The engine is a 400 stroked to a 512, about 12.5 to 1 compression, 680 lift comp cam, Indy top end fully ported and a Dominator 1150 reworked by Pro systems.
Thanks again
 
An exhaust leak could cause the popping, but the unburned fuel is probably the main culprit here and that could very well be from late timing and/or way rich both.
It's hard to believe it's too lean if the plugs show rich.
 
When this happened with my brand new build, it was too rich. Do you have an air/fuel ratio meter? Are you hitting the brakes hard or just gradual slowdown? Sometimes hard braking can slosh fuel into the carb from the back bowl air vent.
 
An exhaust leak could cause the popping, but the unburned fuel is probably the main culprit here and that could very well be from late timing and/or way rich both.
It's hard to believe it's too lean if the plugs show rich.
I'll check timing next, Thank you your help
 
When this happened with my brand new build, it was too rich. Do you have an air/fuel ratio meter? Are you hitting the brakes hard or just gradual slowdown? Sometimes hard braking can slosh fuel into the carb from the back bowl air vent.

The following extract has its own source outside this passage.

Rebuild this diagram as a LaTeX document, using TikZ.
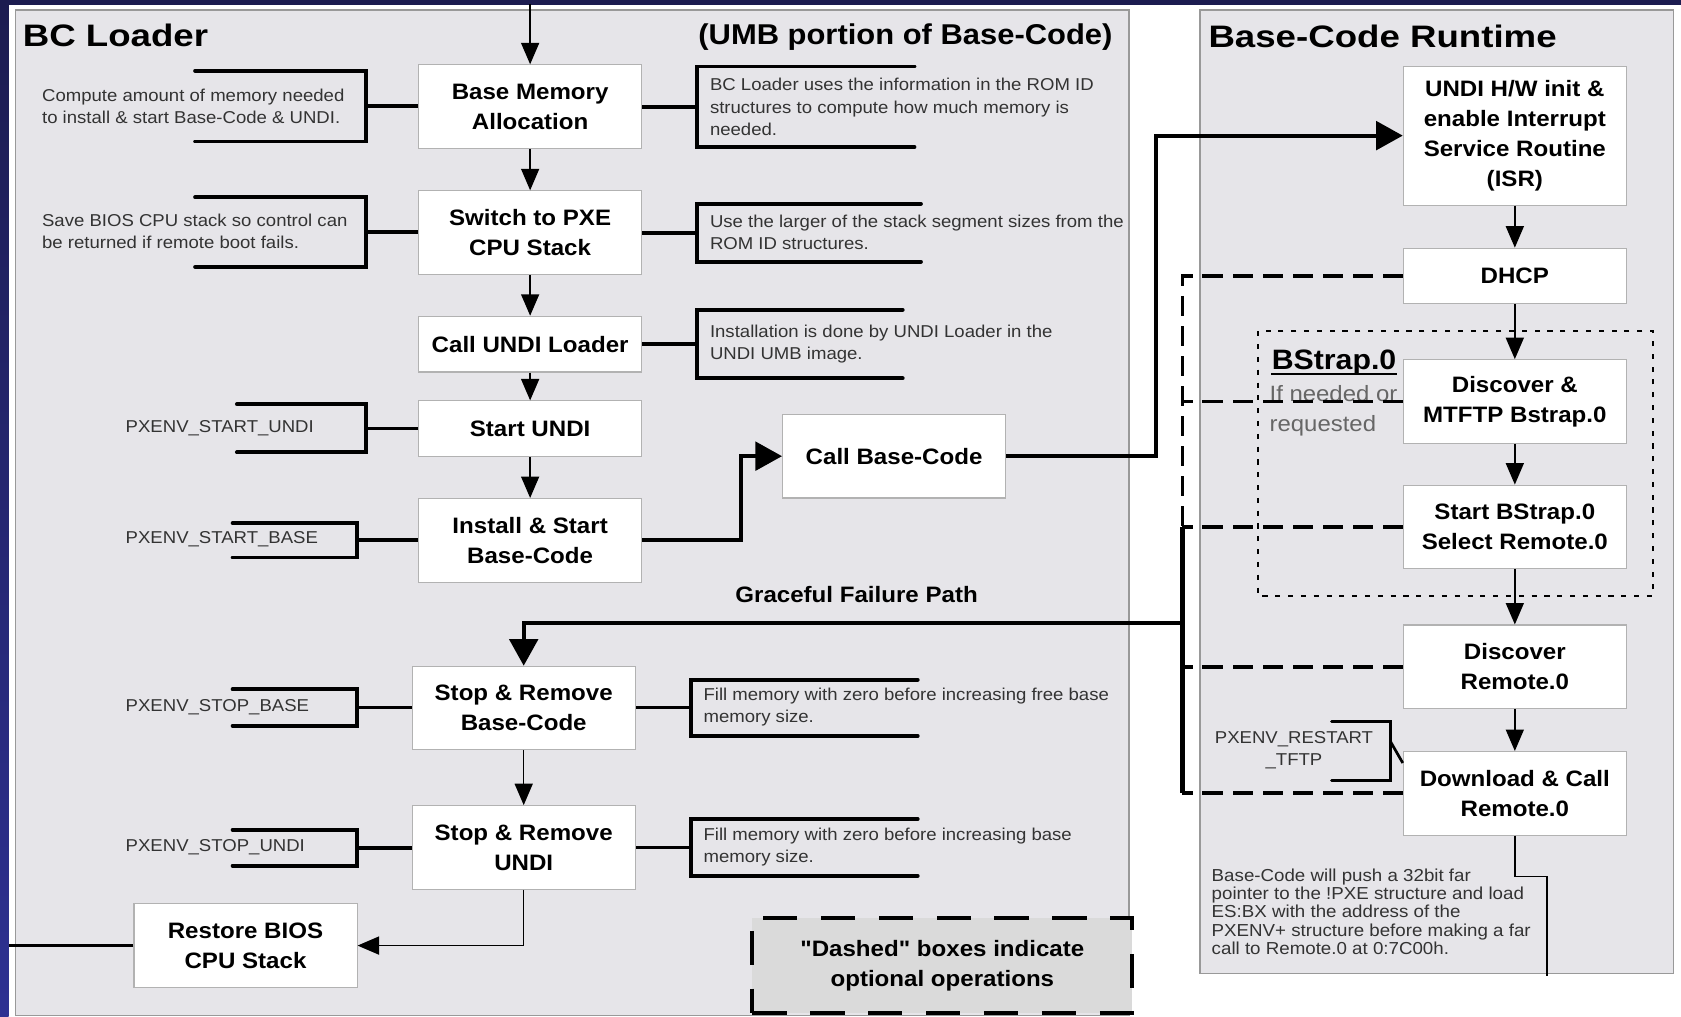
\documentclass[tikz,border=0pt]{standalone}
\usepackage{fontspec}
\setmainfont{Liberation Sans}[FakeStretch=1.08, Ligatures=TeXOff]
\newfontfamily\titlefont{Liberation Sans}[FakeStretch=1.18]
\usetikzlibrary{arrows.meta, positioning}
\definecolor{navy}{HTML}{1C1C50}
\definecolor{stripblue}{HTML}{2E3192}
\definecolor{panelgray}{HTML}{E6E5E9}
\definecolor{legendgray}{HTML}{DADADA}

\begin{document}
\begin{tikzpicture}[
        x=0.025cm, y=-0.025cm,
        panel/.style={draw=black!40, fill=panelgray, line width=1pt},
        stepbox/.style={draw=black!30, fill=white, line width=0.7pt, align=center, inner sep=2pt,
                font=\bfseries\fontsize{14.8}{19.9}\selectfont, minimum width=5.2cm, minimum height=1.95cm},
        shortbox/.style={stepbox, minimum height=1.3cm},
        annot/.style={anchor=west, align=left, inner sep=0pt, text=black!80, font=\fontsize{11.4}{14.9}\selectfont},
        heading/.style={anchor=west, inner sep=0pt, font=\titlefont\bfseries\fontsize{20.6}{24}\selectfont},
        bracket/.style={line width=2.6pt, line cap=round},
        link/.style={line width=2.6pt},
        midlink/.style={line width=1.8pt},
        flow/.style={line width=1pt, -{Triangle[length=0.5cm, width=0.42cm]}},
        bigflow/.style={line width=2.8pt, -{Triangle[length=0.62cm, width=0.66cm]}},
        optional/.style={line width=2.6pt, dash pattern=on 0.47cm off 0.23cm},
        dotframe/.style={line width=1.6pt, dash pattern=on 3.4pt off 5.1pt}
    ]

    \useasboundingbox (0,0) rectangle (1568,948);
    \fill[navy] (0,0) rectangle (1568,5);
    \shade[top color=navy, bottom color=stripblue] (0,0) rectangle (8,948);

    % panels
    \draw[panel] (14.5,9.5) rectangle (1053,947);
    \draw[panel] (1119.5,9.5) rectangle (1561,908);
    \draw[dotframe] (1173.6,309) rectangle (1542,556);

    \node[heading] (bcl) at (21,33) {BC Loader};
    \node[heading, anchor=east, font=\bfseries\fontsize{19}{22}\selectfont] (umb) at (1038,35) {(UMB portion of Base-Code)};
    \node[heading] (bcr) at (1127,34) {Base-Code Runtime};

    % BC loader steps
    \node[stepbox] (bma) at (494.5,99.5) {Base Memory\\Allocation};
    \node[stepbox] (stk) at (494.5,217) {Switch to PXE\\CPU Stack};
    \node[shortbox] (uld) at (494.5,321) {Call UNDI Loader};
    \node[shortbox] (sun) at (494.5,400) {Start UNDI};
    \node[stepbox] (isb) at (494.5,504) {Install \& Start\\Base-Code};
    \node[stepbox] (cbc) at (834,425.5) {Call Base-Code};
    \node[stepbox] (srb) at (488.5,660.5) {Stop \& Remove\\Base-Code};
    \node[stepbox] (sru) at (488.5,790.5) {Stop \& Remove\\UNDI};
    \node[stepbox] (rbs) at (229,882) {Restore BIOS\\CPU Stack};

    % runtime steps
    \node[stepbox, minimum height=3.24cm] (isr) at (1413,126.5) {UNDI H/W init \&\\enable Interrupt\\Service Routine\\(ISR)};
    \node[shortbox] (dhcp) at (1413,257.5) {DHCP};
    \node[stepbox] (dmb) at (1413,374.5) {Discover \&\\MTFTP Bstrap.0};
    \node[stepbox] (sbs) at (1413,491.5) {Start BStrap.0\\Select Remote.0};
    \node[stepbox] (drm) at (1413,622) {Discover\\Remote.0};
    \node[stepbox] (dcr) at (1413,740) {Download \& Call\\Remote.0};

    \node[anchor=base west, inner sep=0pt, font=\bfseries\fontsize{18.6}{22}\selectfont] (bsl) at (1186,345) {BStrap.0};
    \draw[line width=1.6pt] ([yshift=-2.6pt]bsl.base west) -- ([yshift=-2.6pt]bsl.base east);
    \node[annot, text=black!60, font=\fontsize{14.7}{19.9}\selectfont] (bsn) at (1184,383) {If needed or\\requested};

    % notes, left side
    \node[annot] (n-mem) at (39,99) {Compute amount of memory needed\\to install \& start Base-Code \& UNDI.};
    \node[annot] (n-bios) at (39,216) {Save BIOS CPU stack so control can\\be returned if remote boot fails.};
    \node[annot] (n-su) at (117,399) {PXENV\_START\_UNDI};
    \node[annot] (n-sb) at (117,503) {PXENV\_START\_BASE};
    \node[annot] (n-pb) at (117,660) {PXENV\_STOP\_BASE};
    \node[annot] (n-pu) at (117,790) {PXENV\_STOP\_UNDI};

    \draw[bracket] (182,66) -| coordinate[pos=0.75] (b-mem) (341,132) -- (182,132);
    \draw[bracket] (182,184) -| coordinate[pos=0.75] (b-bios) (341,249) -- (182,249);
    \draw[bracket] (221,377) -| coordinate[pos=0.75] (b-su) (341,422) -- (221,422);
    \draw[bracket] (217,488) -| coordinate[pos=0.75] (b-sb) (333,520) -- (217,520);
    \draw[bracket] (217,643) -| coordinate[pos=0.75] (b-pb) (333,677) -- (217,677);
    \draw[bracket] (217,774) -| coordinate[pos=0.75] (b-pu) (333,807.5) -- (217,807.5);
    \draw[link] (b-mem) -- (b-mem -| bma.west);
    \draw[link] (b-bios) -- (b-bios -| stk.west);
    \draw[midlink] (b-su) -- (b-su -| sun.west);
    \draw[link] (b-sb) -- (b-sb -| isb.west);
    \draw[midlink] (b-pb) -- (b-pb -| srb.west);
    \draw[link] (b-pu) -- (b-pu -| sru.west);

    % notes, right side
    \node[annot] (n-rom) at (662,100) {BC Loader uses the information in the ROM ID\\structures to compute how much memory is\\needed.};
    \node[annot] (n-seg) at (662,216.5) {Use the larger of the stack segment sizes from the\\ROM ID structures.};
    \node[annot] (n-inst) at (662,321) {Installation is done by UNDI Loader in the\\UNDI UMB image.};
    \node[annot] (n-free) at (656,659.5) {Fill memory with zero before increasing free base\\memory size.};
    \node[annot] (n-base) at (656,790) {Fill memory with zero before increasing base\\memory size.};

    \draw[bracket] (853,62) -| coordinate[pos=0.75] (b-rom) (650,137) -- (853,137);
    \draw[bracket] (859,190) -| coordinate[pos=0.75] (b-seg) (650,244) -- (859,244);
    \draw[bracket] (842,289) -| coordinate[pos=0.75] (b-inst) (650,353) -- (842,353);
    \draw[bracket] (856,634) -| coordinate[pos=0.75] (b-free) (644.5,686.5) -- (856,686.5);
    \draw[bracket] (856,764) -| coordinate[pos=0.75] (b-base) (644.5,817) -- (856,817);
    \draw[link] (b-rom) -- (b-rom -| bma.east);
    \draw[link] (b-seg) -- (b-seg -| stk.east);
    \draw[link] (b-inst) -- (b-inst -| uld.east);
    \draw[midlink] (b-free) -- (b-free -| srb.east);
    \draw[link] (b-base) -- (b-base -| sru.east);

    \node[annot, align=center, anchor=center] (n-rt) at (1207,700) {PXENV\_RESTART\\\_TFTP};
    \draw[bracket, line width=2pt] (1242,673) -| coordinate[pos=0.67] (b-rt) (1297,728) -- (1242,728);
    \draw[midlink] (b-rt) -- ([yshift=-0.28cm]dcr.north west);
    \node[annot, font=\fontsize{11.5}{12.2}\selectfont] (n-far) at (1130,850.5) {Base-Code will push a 32bit far\\pointer to the !PXE structure and load\\ES:BX with the address of the\\PXENV+ structure before making a far\\call to Remote.0 at 0:7C00h.};

    % main flow
    \coordinate (entry) at (494.5,4);
    \draw[flow] (entry) -- (bma);
    \draw[flow] (bma) -- (stk);
    \draw[flow] (stk) -- (uld);
    \draw[flow] (uld) -- (sun);
    \draw[flow] (sun) -- (isb);
    \draw[bigflow] (isb.east) -- ++(92,0) |- (cbc.west);
    \draw[bigflow] (cbc.east) -- ++(140,0) |- (isr.west);
    \draw[flow] (isr) -- (dhcp);
    \draw[flow] (dhcp) -- (dmb);
    \draw[flow] (dmb) -- (sbs);
    \draw[flow] (sbs) -- (drm);
    \draw[flow] (drm) -- (dcr);
    \coordinate (exit) at (1443,910);
    \draw[line width=1pt] (dcr.south) -- ++(0,38) -| (exit);

    % optional operations and failure path
    \coordinate (bus) at (1103,0);
    \draw[optional] (dhcp.west) -- (dhcp.west -| bus) -- (sbs.west -| bus);
    \draw[optional] (dmb.west) -- (dmb.west -| bus);
    \draw[optional] (sbs.west) -- (sbs.west -| bus);
    \draw[optional] (drm.west) -- (drm.west -| bus);
    \draw[optional] (dcr.west) -- (dcr.west -| bus);
    \draw[line width=2.8pt] (sbs.west -| bus) -- (dcr.west -| bus);
    \coordinate (fail) at (1103,581);
    \draw[bigflow] (fail) -| (srb.north);
    \node[font=\bfseries\fontsize{14.8}{18}\selectfont] (gfl) at (799,555) {Graceful Failure Path};

    \draw[flow] (srb) -- (sru);
    \draw[flow] (sru.south) |- (rbs.east);
    \coordinate (bios) at (8,882);
    \draw[line width=2pt] (rbs.west) -- (bios);

    \node[stepbox, fill=legendgray, draw=black, line width=2.8pt, dash pattern=on 0.8cm off 0.55cm,
        minimum width=8.86cm, minimum height=2.225cm] (legend) at (879,900.5) {"Dashed" boxes indicate\\optional operations};
\end{tikzpicture}
\end{document}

Just letting of the gas not applying brakes, no I don't have an air fuel ratio meter.
 
Sounds like a fairly serious build, and would be perfectly normal. A cam in the .660 lift range probably has some decent duration and overlap. When you cut the throttle the manifold vacuum spikes and some fuel is still being pulled in. With the overlap and high vacuum, port reversion will inevitably dump fuel into the exhaust. If you pay attention at just about any short track, the cars are always running flames going into the corners. This was even common in NASCAR before they switched to fuel injection, and I can guarantee you those guys know how to tune a carb better than anyone on the planet.
 
perhaps the OP could try different methods of decelerating . Clutch in, or bump into neutral if auto, or turn ignition off, I don't know. I've never run that hot a car, so I don't know the proper procedure for shutdown for this type of car.
 
I do agree that oval track cars are constantly popping on decel or even just after revving, but I never hear it on drag cars or healthy muscle cars. I've owned 2 different cars with healthy big blocks that ran in the 9's and they ran smooth as silk. I would double check the total timing as they've already mentioned, if it looks fine I'd try a buddy's carb next.
 
I do agree that oval track cars are constantly popping on decel or even just after revving, but I never hear it on drag cars or healthy muscle cars. I've owned 2 different cars with healthy big blocks that ran in the 9's and they ran smooth as silk. I would double check the total timing as they've already mentioned, if it looks fine I'd try a buddy's carb next.
Yea I'll check timing and make sure there are no vacuum leaks, then I'll check the carb. I'm really appreciating all the responses trying help.
 
Here it comes.....T-port sync.
This is same as late timing and butterflies too far open dumping fuel on decel which then continues to burn in headers and if oxygen found there,explodes. Catch it early/save a muffler.
 
Its nice when a thread ends with the op actually getting back and verifying the fix.